Tracy has spoken at Baylor, Colorado, Stanford and Nebraska. At Nebraska, she worked with Mike Riley, who in 1998, said the two players who raped Tracy made a "bad choice" and handed down a punishment that included a one-game suspension, 25 hours of community service and one sexual assault course. He has since apologized profusely for his actions.
"The player shouldn't be playing in the first place, but if a coach needed support in making the decision I think someone like me would be helpful," she said. "If we can attach grades to eligibility, then we can attach behavior."
Some behavior is attached — such as failing drug tests, as Tracy noted in her tweet — but not all and not in a consistent manner.

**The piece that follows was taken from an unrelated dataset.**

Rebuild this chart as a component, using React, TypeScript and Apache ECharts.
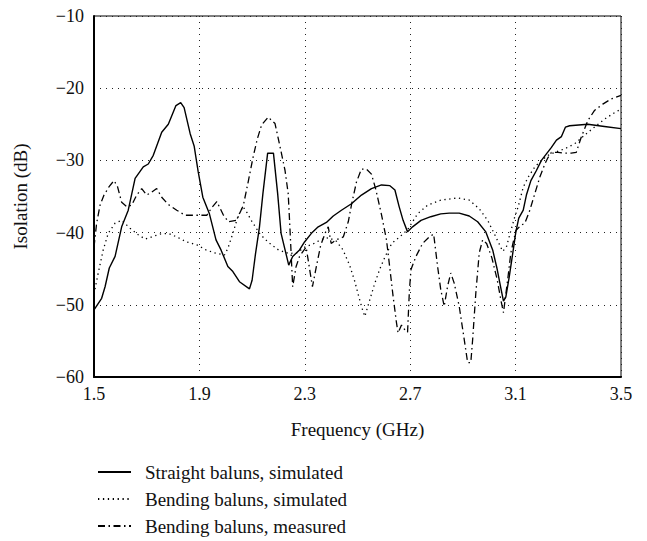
import React, { useEffect, useRef } from "react";
import * as echarts from "echarts";

const X_MIN = 1.5;
const X_MAX = 3.5;
const X_STEP = 0.4;
const Y_MIN = -60;
const Y_MAX = -10;
const Y_STEP = 10;

const seriesNames = [
  "Straight baluns, simulated",
  "Bending baluns, simulated",
  "Bending baluns, measured",
];

const straightFreq = [
  1.5, 1.529, 1.542, 1.558, 1.58, 1.605, 1.63, 1.656, 1.687, 1.706, 1.725, 1.757, 1.782, 1.811, 1.829, 1.842,
  1.865, 1.88, 1.895, 1.913, 1.938, 1.963, 1.982, 2.008, 2.027, 2.052, 2.09, 2.1, 2.113, 2.128, 2.141, 2.159,
  2.181, 2.197, 2.21, 2.239, 2.254, 2.28, 2.299, 2.325, 2.351, 2.382, 2.408, 2.439, 2.477, 2.515, 2.553, 2.591,
  2.623, 2.642, 2.658, 2.673, 2.69, 2.709, 2.741, 2.778, 2.816, 2.848, 2.886, 2.924, 2.956, 2.987, 3.013, 3.029,
  3.044, 3.054, 3.063, 3.076, 3.089, 3.101, 3.112, 3.129, 3.141, 3.158, 3.179, 3.198, 3.217, 3.236, 3.255, 3.274,
  3.289, 3.305, 3.374, 3.437, 3.5,
];
const straightDb = [
  -50.7, -49.1, -47.5, -44.9, -43.3, -39.2, -36.9, -32.5, -30.9, -30.5, -29.3, -26.1, -25.0, -22.4, -22.0, -22.7,
  -26.3, -28.0, -31.5, -35.1, -37.4, -41.0, -42.4, -44.7, -45.4, -46.8, -47.8, -46.6, -42.9, -39.2, -34.6, -29.0,
  -29.0, -34.6, -40.1, -44.5, -43.3, -42.4, -41.3, -40.1, -39.2, -38.6, -37.7, -36.9, -36.0, -34.8, -33.9, -33.4,
  -33.5, -34.1, -36.4, -38.3, -39.9, -39.2, -38.3, -37.8, -37.4, -37.3, -37.3, -37.7, -38.5, -39.9, -42.4, -44.9,
  -47.7, -49.5, -48.9, -46.1, -42.9, -39.9, -38.0, -36.9, -34.8, -32.8, -31.4, -30.0, -29.1, -28.2, -27.2, -26.7,
  -25.4, -25.2, -25.0, -25.3, -25.6,
];

const bendSimFreq = [
  1.5, 1.516, 1.535, 1.554, 1.58, 1.605, 1.637, 1.668, 1.694, 1.719, 1.751, 1.782, 1.814, 1.852, 1.89, 1.925,
  1.957, 1.995, 2.008, 2.027, 2.046, 2.065, 2.08, 2.1, 2.13, 2.16, 2.2, 2.24, 2.27, 2.3, 2.33, 2.36,
  2.39, 2.42, 2.445, 2.47, 2.49, 2.505, 2.52, 2.528, 2.545, 2.565, 2.585, 2.605, 2.63, 2.66, 2.69, 2.728,
  2.766, 2.816, 2.88, 2.924, 2.962, 2.994, 3.025, 3.051, 3.065, 3.08, 3.097, 3.11, 3.129, 3.148, 3.173, 3.198,
  3.223, 3.248, 3.286, 3.324, 3.362, 3.399, 3.437, 3.475, 3.5,
];
const bendSimDb = [
  -48.5, -45.6, -42.4, -40.1, -38.7, -38.3, -39.4, -40.3, -40.9, -40.6, -40.2, -40.1, -40.6, -41.3, -41.7, -42.4,
  -42.8, -43.1, -42.2, -40.1, -37.8, -36.4, -37.2, -38.5, -40.2, -41.3, -42.4, -42.9, -42.8, -42.0, -41.6, -41.0,
  -40.7, -41.2, -42.4, -44.5, -46.8, -48.9, -50.8, -51.6, -49.5, -47.1, -45.0, -43.3, -41.5, -40.6, -39.6, -37.4,
  -36.2, -35.5, -35.2, -35.5, -36.7, -38.3, -40.6, -42.6, -42.0, -40.0, -37.8, -36.4, -33.7, -32.3, -30.9, -30.0,
  -29.3, -28.9, -28.4, -27.7, -26.5, -25.4, -24.3, -23.4, -22.9,
];

const bendMeasFreq = [
  1.5, 1.51, 1.523, 1.538, 1.558, 1.576, 1.589, 1.605, 1.624, 1.643, 1.662, 1.681, 1.7, 1.719, 1.738, 1.757,
  1.782, 1.814, 1.846, 1.871, 1.9, 1.928, 1.948, 1.966, 1.99, 2.01, 2.041, 2.067, 2.085, 2.104, 2.12, 2.136,
  2.161, 2.187, 2.206, 2.225, 2.237, 2.244, 2.254, 2.267, 2.28, 2.305, 2.318, 2.329, 2.345, 2.36, 2.378, 2.389,
  2.4, 2.42, 2.446, 2.465, 2.478, 2.496, 2.515, 2.534, 2.553, 2.57, 2.591, 2.61, 2.622, 2.635, 2.648, 2.654,
  2.667, 2.68, 2.69, 2.697, 2.703, 2.722, 2.747, 2.772, 2.789, 2.804, 2.816, 2.829, 2.842, 2.854, 2.867, 2.886,
  2.905, 2.918, 2.93, 2.937, 2.949, 2.962, 2.975, 2.99, 3.01, 3.03, 3.045, 3.054, 3.07, 3.082, 3.101, 3.12,
  3.135, 3.154, 3.173, 3.192, 3.211, 3.223, 3.236, 3.261, 3.286, 3.311, 3.33, 3.349, 3.374, 3.399, 3.431, 3.462,
  3.5,
];
const bendMeasDb = [
  -42.0, -38.7, -36.2, -34.8, -33.6, -32.8, -33.6, -35.8, -36.4, -36.2, -34.8, -33.9, -34.8, -34.4, -33.9, -35.1,
  -36.1, -36.9, -37.6, -37.6, -37.6, -37.6, -36.5, -35.7, -37.5, -38.5, -38.3, -36.2, -33.0, -29.5, -27.0, -25.1,
  -24.0, -24.9, -28.1, -31.4, -34.6, -39.7, -47.5, -44.7, -43.3, -42.0, -45.0, -47.5, -44.5, -41.8, -40.0, -39.2,
  -41.5, -41.0, -40.6, -38.5, -36.0, -33.0, -31.2, -31.2, -31.9, -34.1, -37.5, -41.0, -44.7, -48.8, -52.5, -53.9,
  -52.8, -53.5, -53.8, -48.0, -45.1, -43.3, -41.5, -40.6, -40.2, -44.7, -47.9, -50.2, -47.4, -45.6, -47.0, -50.2,
  -54.8, -58.0, -58.0, -54.8, -48.4, -42.8, -41.0, -41.5, -43.5, -46.5, -49.5, -51.1, -46.5, -42.8, -39.7, -39.0,
  -38.7, -36.9, -34.6, -32.3, -30.5, -29.6, -28.9, -28.9, -29.0, -29.0, -28.9, -26.8, -24.5, -23.1, -22.2, -21.5,
  -21.0,
];

const FONT = "'Liberation Serif', 'DejaVu Serif', serif";
const FS = 18;
const FS_TEXT = 19;

function pairs(fs: number[], vs: number[]) {
  return fs.map((f, i) => [f - X_MIN, vs[i]]);
}

export default function App() {
  const ref = useRef<HTMLDivElement>(null);
  useEffect(() => {
    if (!ref.current) return;
    const chart = echarts.init(ref.current, null, { renderer: "svg" });
    const lineBase = { type: "line", showSymbol: false, symbol: "none", smooth: false, silent: true };
    chart.setOption({
      animation: false,
      backgroundColor: "#ffffff",
      textStyle: { fontFamily: FONT, color: "#000" },
      grid: {
        left: 94,
        top: 16,
        right: 26,
        bottom: 164,
        show: true,
        borderColor: "#000",
        borderWidth: 1,
        backgroundColor: "transparent",
      },
      xAxis: {
        type: "value",
        min: 0,
        max: X_MAX - X_MIN,
        interval: X_STEP,
        name: "Frequency (GHz)",
        nameLocation: "middle",
        nameGap: 43,
        nameTextStyle: { fontFamily: FONT, fontSize: FS_TEXT, color: "#111" },
        axisLine: { show: true, lineStyle: { color: "#000", width: 2 } },
        axisTick: { show: false },
        axisLabel: {
          margin: 8,
          fontFamily: FONT,
          fontSize: FS,
          color: "#111",
          formatter: (v: number) => (v + X_MIN).toFixed(1),
        },
        splitLine: { show: true, lineStyle: { color: "#222", width: 1, type: [1, 5] } },
      },
      yAxis: {
        type: "value",
        min: Y_MIN,
        max: Y_MAX,
        interval: Y_STEP,
        name: "Isolation (dB)",
        nameLocation: "middle",
        nameGap: 64,
        nameTextStyle: { fontFamily: FONT, fontSize: FS_TEXT, color: "#111" },
        axisLine: { show: true, lineStyle: { color: "#000", width: 2 } },
        axisTick: { show: false },
        axisLabel: {
          margin: 10,
          fontFamily: FONT,
          fontSize: FS,
          color: "#111",
          formatter: (v: number) => (v < 0 ? "\u2212" + Math.abs(v) : String(v)),
        },
        splitLine: { show: true, lineStyle: { color: "#222", width: 1, type: [1, 5] } },
      },
      legend: {
        show: true,
        orient: "vertical",
        left: 97,
        top: 462,
        padding: 0,
        itemWidth: 33,
        itemHeight: 14,
        itemGap: 7,
        itemStyle: { color: "rgba(0,0,0,0)", borderColor: "rgba(0,0,0,0)", borderWidth: 0 },
        textStyle: { fontFamily: FONT, fontSize: FS_TEXT, color: "#111", lineHeight: 20, padding: [0, 0, 0, 9] },
        data: seriesNames,
      },
      series: [
        {
          ...lineBase,
          name: seriesNames[0],
          data: pairs(straightFreq, straightDb),
          lineStyle: { color: "#000", width: 1.4, type: "solid" },
          itemStyle: { color: "#000" },
        },
        {
          ...lineBase,
          name: seriesNames[1],
          data: pairs(bendSimFreq, bendSimDb),
          lineStyle: { color: "#000", width: 1.3, type: [1.3, 3.6] },
          itemStyle: { color: "#000" },
        },
        {
          ...lineBase,
          name: seriesNames[2],
          data: pairs(bendMeasFreq, bendMeasDb),
          lineStyle: { color: "#000", width: 1.3, type: [7, 3.5, 1.5, 3.5] },
          itemStyle: { color: "#000" },
        },
      ],
    });
    return () => chart.dispose();
  }, []);
  return (
    <div
      ref={ref}
      style={{ position: "fixed", left: 0, top: 0, width: 647, height: 541, background: "#fff" }}
    />
  );
}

"The fastest way to shift the culture of violence we currently see is to attach eligibility to the issue."
Where is the line?
"I think that physically and sexually violent convictions — felony or criminal — are deal breakers," Tracy said, while also noting there isn't a one-size-fits-all solution. "Of course, there should always be an appeals process for extenuating circumstances. (There are people on the sex offender registry . . . for peeing in public.) It's important to also look at patterns of behavior. Does he have multiple interactions with police for domestic violence but no criminal record?"
In the case of Ma'lik Richmond, his conviction for the 2012 rape would be no-questions-asked deal breaker. He should not playing college football, says Brenda Tracy.